Tati relatou por outro lado que outra dificuldade é ter acesso aos acessórios e materiais indispensáveis para composição de peças de roupa africanas. «Muitas vezes temos vontade de usar algo que seja nosso, mas temos dificuldades de acesso. Não conseguimos o material. Eu vejo isto nos casamentos, a dificuldade de juntarmos os acessórios. Não são apenas os tecidos, mas todo material e incluindo acessórios. Eu tenho clientes que são do Cunene [província localizada a sul de Angola, na fronteira com a Namíbia] e que precisam exactamente daquele material [típico desta zona], mas nós muitas vezes não temos capacidade e a rapidez para podermos trazer e pôr no dia e local solicitado.

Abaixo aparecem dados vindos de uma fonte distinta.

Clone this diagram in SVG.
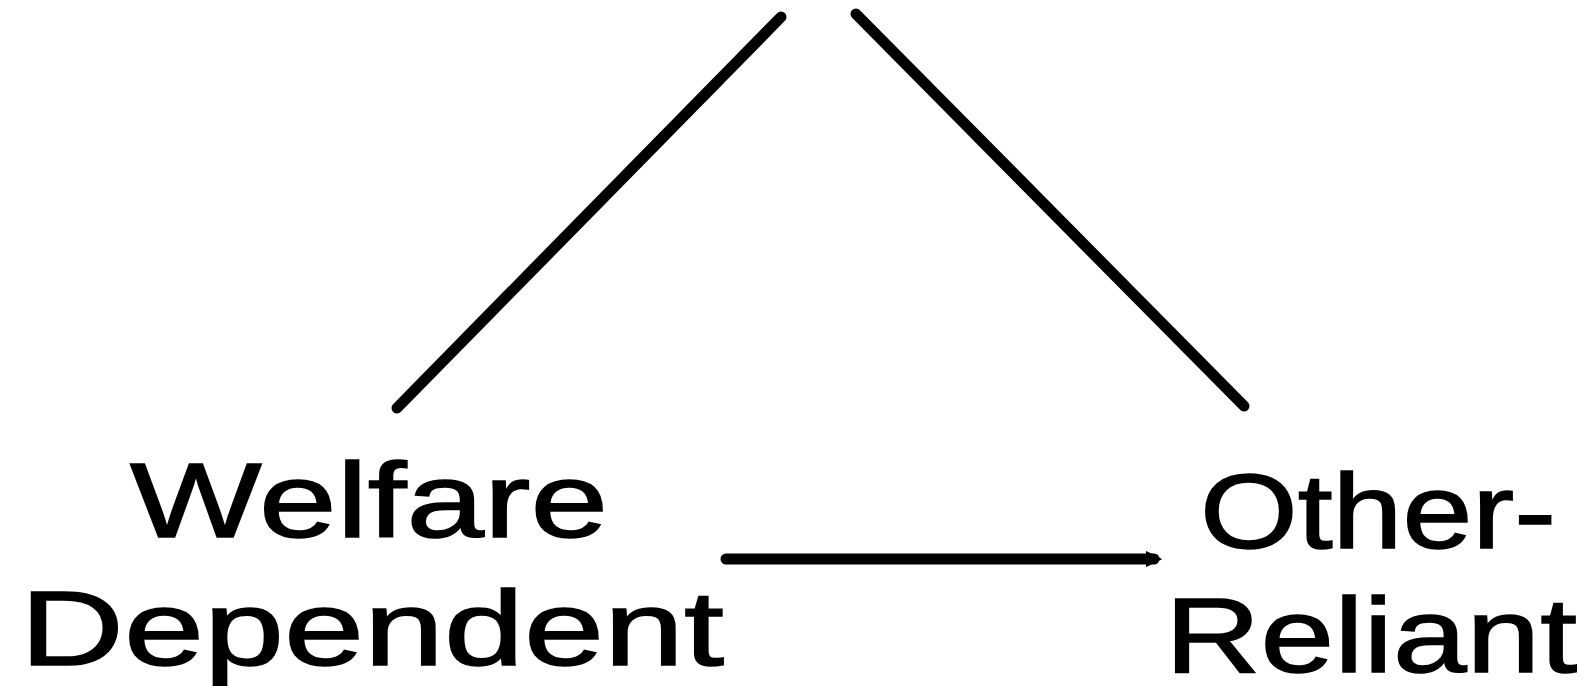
<svg xmlns="http://www.w3.org/2000/svg" width="1595" height="686" viewBox="0 0 1595 686">
<style>
.lbl{font-family:"Liberation Sans",Arial,sans-serif;font-size:106px;fill:#000;stroke:#000;stroke-width:1.5}
.ln{stroke:#000;stroke-width:11;stroke-linecap:round;fill:none}
</style>
<defs>
<marker id="ah" viewBox="0 0 6 6" refX="3" refY="3" markerWidth="1.5" markerHeight="1.5" orient="auto" markerUnits="strokeWidth">
<path d="M0,0 L6,3 L0,6 z" fill="#000"/>
</marker>
</defs>
<rect width="1595" height="686" fill="#fff"/>
<g id="connectors">
<line class="ln" x1="397" y1="408" x2="781" y2="17"/>
<line class="ln" x1="856" y1="14" x2="1244" y2="406"/>
<line class="ln" x1="726" y1="559" x2="1154" y2="559" marker-end="url(#ah)"/>
</g>
<g id="welfare-dependent">
<text class="lbl" x="130" y="537" textLength="478" lengthAdjust="spacingAndGlyphs">Welfare</text>
<text class="lbl" x="20" y="665" textLength="704" lengthAdjust="spacingAndGlyphs">Dependent</text>
</g>
<g id="other-reliant">
<text class="lbl" x="1200" y="548" textLength="356" lengthAdjust="spacingAndGlyphs">Other-</text>
<text class="lbl" x="1165" y="672" textLength="412" lengthAdjust="spacingAndGlyphs">Reliant</text>
</g>
</svg>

A empresária da moda denunciou por outro lado a existência de preconceitos e estereótipos em relação às roupas feitas à base de tecidos africanos, bem como das barreiras económicas de cidadãos com recursos financeiros limitados.
«Os estereótipos negativos em relação à indumentária africana podem levar à rejeição da vestimenta tradicional. A barreiras económicas fazem parte também daquilo que é a nossa dificuldade. A indumentária tradicional muitas vezes requer materiais específicos e elaborados o que pode representar um desafio económico para algumas pessoas, especialmente em contextos onde o acesso á recursos é limitado».
Promover a educação cultural e o entendimento das tradições locais, bem como o incentivar a flexibilidade e da adaptação das normas protocolares, por um lado. Por outro, fomentar a valorização da diversidade e inclusão na expressão da identidade cultural por meio da indumentária são algumas das vias recomendados pela especialista para lidar com os desafios actuais no que respeita a valorização da identidade cultural africana por meio da vestimenta.
«É importante promover a educação cultural e o entendimento das tradições locais. Incentivar a flexibilidade e adaptação nas normas protocolares. É possível fortalecer a identidade cultural africana, criando um senso de pertencimento e orgulho entre as comunidades. É importante que Angola se orgulhe daquilo que nós somos», concluiu.
A estilista e empresária angolana, Nadir Tati falou sobre a “Africanidade na construção da imagem feminina”, durante a 1.ª Edição do Chá “Protocolo no Feminino”. Evento realizado pela APCPA – Associação de Profissionais de cerimonial e Protocolo de Angola que contou com a participação de mulheres e homens dos mais variados quadrantes, incluindo autoridades públicas, eclesiásticas e académicas, membros do corpo diplomático, funcionários públicos, empresários, profissionais de cerimonial, protocolo, etiqueta e organização de eventos, assim como jornalistas e estudantes.